Jim C. Hines
Completed 10/13/2019, Reviewed 10/13/2019
On the cover of this book, there’s a quote from the Green Man Review that is very accurate. It says that this book (or possibly the whole “Princess” series) “…brilliantly remixes fairy-tale elements with a modern action/adventure sensibility, as if the Brothers Grimm had been allowed to watch a ‘Charlie’s Angels’ marathon.” That’s what you get: three powerful women trained in the marital arts and magic fighting fairies, demons, and evil in general. There’s lots of sly remarks and funny asides, but basically, this is an action/adventure novel. And it’s fluff. Nothing about it is great, but there’s a lot of good stuff in it. I once tried to read the first novel in the series for Book Club, and put it down. It was too much fluff. I gave this third entry in the series a better effort because it was nominated for a Gaylactic Spectrum Award in 2011. I didn’t love it, but I liked it.
The premise of the series is that Sleeping Beauty, Snow White, and Cinderella are three rough and tumble princesses who fight evil in their world. In this book, Sleeping Beauty is being pursued by an assassin who turns out to be Red Riding Hood. They capture her, find out who bought Red for this mission, magically bind Red to help them, and then attempt to confront the instigator. But the plot is a little more complex than that, it turns out the instigator is a fairy feigning serving a queen who usurped Sleeping Beauty’s throne and commands an army of the undead, called the Hunt. To get to the queen, the four must destroy the fairy and disperse the Hunt as it pursues them.

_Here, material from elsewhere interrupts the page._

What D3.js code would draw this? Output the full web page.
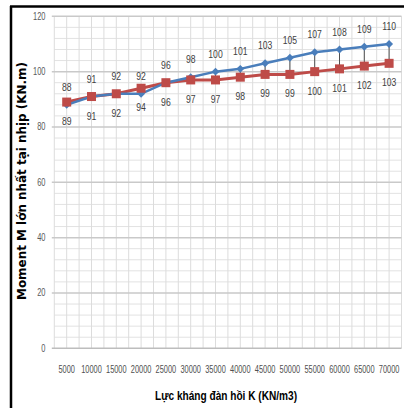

There isn’t much character development in this book. Any that might have occurred probably happened in the previous books. But I don’t expect there was necessarily a lot of it. The characters are rather cardboard and cartoonish, not unlike “Charlie’s Angels”. There is some depth to them, but they are basically strong, self-sufficient women. Sleeping Beauty, whose real name is Talia, is a lesbian. She has feelings for Snow (her real name), but comes across an old love during their travels. Snow is straight, but feels a loss when Talia meets up with her old flame. Cinderella, whose real name is Danielle has a husband and son. Roudette (Red Riding Hood) is a hard-core assassin, with little need for emotions. And that’s about all the emotional connection you get from them. But what they lack in depth, they make up for in action.
Normally, this wouldn’t be my type of book. I think if I wasn’t trying hard to read through the LGBTQ Spec Fic Resource list I curated for Worlds Without End, I would have put this book down, like the first. But I stuck with it and I have to say it was kinda fun. The books from this series would make great action flicks. I give this book three stars out of five because it is good. I probably won’t read any more from this series, though because straight-forward action/adventure is not my cup of tea, even with positive LGBTQ content and strong women characters, like this one has. But for the average person, I would recommend this series as great fluff.